- **INSTRUCTION**: Omit every picture and return the rest of the data unaltered.

^^^^

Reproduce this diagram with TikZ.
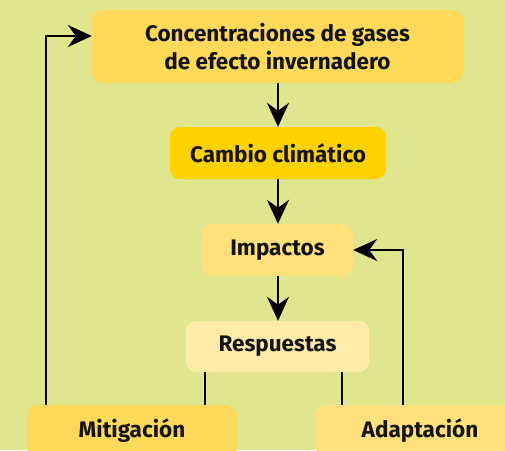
\documentclass[tikz,border=0pt]{standalone}
\usepackage{fontspec}
\setmainfont{Fira Sans}
\usetikzlibrary{arrows.meta}
\definecolor{bg}{RGB}{224,230,142}
\definecolor{boxA}{RGB}{255,217,90}
\definecolor{boxB}{RGB}{255,210,0}
\definecolor{boxC}{RGB}{255,224,122}
\definecolor{boxD}{RGB}{255,235,168}
\definecolor{txt}{RGB}{20,20,20}
\tikzset{
  box/.style={rectangle, rounded corners=10pt, inner sep=0pt, align=center,
    font=\fontsize{22.5}{28}\selectfont\bfseries, text=txt},
  arr/.style={line width=2.3pt, -{Stealth[length=24pt,width=22pt,inset=8pt]}},
  ln/.style={line width=2.3pt},
}
\begin{document}
\begin{tikzpicture}[x=1pt,y=-1pt]
\fill[bg] (0,0) rectangle (505,450);
\useasboundingbox (0,0) rectangle (505,450);
\clip (0,0) rectangle (505,450);
\node[box, fill=boxA, minimum width=371pt, minimum height=73pt] (top) at (277.5,46.5) {Concentraciones de gases\\de efecto invernadero};
\node[box, fill=boxB, minimum width=216pt, minimum height=52pt] (cc) at (278,153) {Cambio climático};
\node[box, fill=boxC, minimum width=151pt, minimum height=52pt] (imp) at (277.5,250) {Impactos};
\node[box, fill=boxD, minimum width=183pt, minimum height=51pt] (resp) at (277.5,346.5) {Respuestas};
\node[box, fill=boxA, minimum width=210pt, minimum height=52pt] (mit) at (132,431) {Mitigación};
\node[box, fill=boxC, minimum width=208pt, minimum height=52pt] (ad) at (420,431) {Adaptación};
\coordinate (lx) at (46,36);
\coordinate (rx) at (403,250);
\draw[arr] (top.south -| 278,0) -- (cc.north -| 278,0);
\draw[arr] (cc.south -| 278,0) -- (imp.north -| 278,0);
\draw[arr] (imp.south -| 278,0) -- (resp.north -| 278,0);
\draw[ln] (resp.south -| 205,0) -- (mit.north -| 205,0);
\draw[ln] (resp.south -| 342,0) -- (ad.north -| 342,0);
\draw[arr] (mit.north -| lx) -- (lx) -- (top.west |- lx);
\draw[arr] (ad.north -| rx) -- (rx) -- (imp.east);
\end{tikzpicture}
\end{document}
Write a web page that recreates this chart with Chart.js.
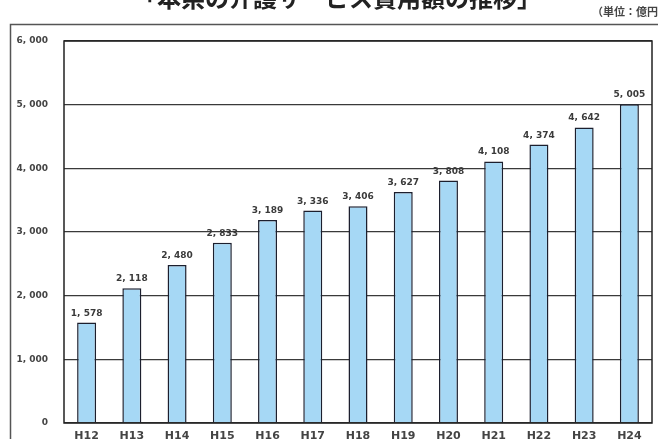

^^^^

- **EXERCISE SOLUTION**:
Reproduce this diagram with TikZ.
\documentclass[tikz,border=0pt]{standalone}
\usepackage{fontspec}
\setmainfont{Fira Sans}
\usetikzlibrary{arrows.meta}
\definecolor{bg}{RGB}{224,230,142}
\definecolor{boxA}{RGB}{255,217,90}
\definecolor{boxB}{RGB}{255,210,0}
\definecolor{boxC}{RGB}{255,224,122}
\definecolor{boxD}{RGB}{255,235,168}
\definecolor{txt}{RGB}{20,20,20}
\tikzset{
  box/.style={rectangle, rounded corners=10pt, inner sep=0pt, align=center,
    font=\fontsize{22.5}{28}\selectfont\bfseries, text=txt},
  arr/.style={line width=2.3pt, -{Stealth[length=24pt,width=22pt,inset=8pt]}},
  ln/.style={line width=2.3pt},
}
\begin{document}
\begin{tikzpicture}[x=1pt,y=-1pt]
\fill[bg] (0,0) rectangle (505,450);
\useasboundingbox (0,0) rectangle (505,450);
\clip (0,0) rectangle (505,450);
\node[box, fill=boxA, minimum width=371pt, minimum height=73pt] (top) at (277.5,46.5) {Concentraciones de gases\\de efecto invernadero};
\node[box, fill=boxB, minimum width=216pt, minimum height=52pt] (cc) at (278,153) {Cambio climático};
\node[box, fill=boxC, minimum width=151pt, minimum height=52pt] (imp) at (277.5,250) {Impactos};
\node[box, fill=boxD, minimum width=183pt, minimum height=51pt] (resp) at (277.5,346.5) {Respuestas};
\node[box, fill=boxA, minimum width=210pt, minimum height=52pt] (mit) at (132,431) {Mitigación};
\node[box, fill=boxC, minimum width=208pt, minimum height=52pt] (ad) at (420,431) {Adaptación};
\coordinate (lx) at (46,36);
\coordinate (rx) at (403,250);
\draw[arr] (top.south -| 278,0) -- (cc.north -| 278,0);
\draw[arr] (cc.south -| 278,0) -- (imp.north -| 278,0);
\draw[arr] (imp.south -| 278,0) -- (resp.north -| 278,0);
\draw[ln] (resp.south -| 205,0) -- (mit.north -| 205,0);
\draw[ln] (resp.south -| 342,0) -- (ad.north -| 342,0);
\draw[arr] (mit.north -| lx) -- (lx) -- (top.west |- lx);
\draw[arr] (ad.north -| rx) -- (rx) -- (imp.east);
\end{tikzpicture}
\end{document}
Write a web page that recreates this chart with Chart.js.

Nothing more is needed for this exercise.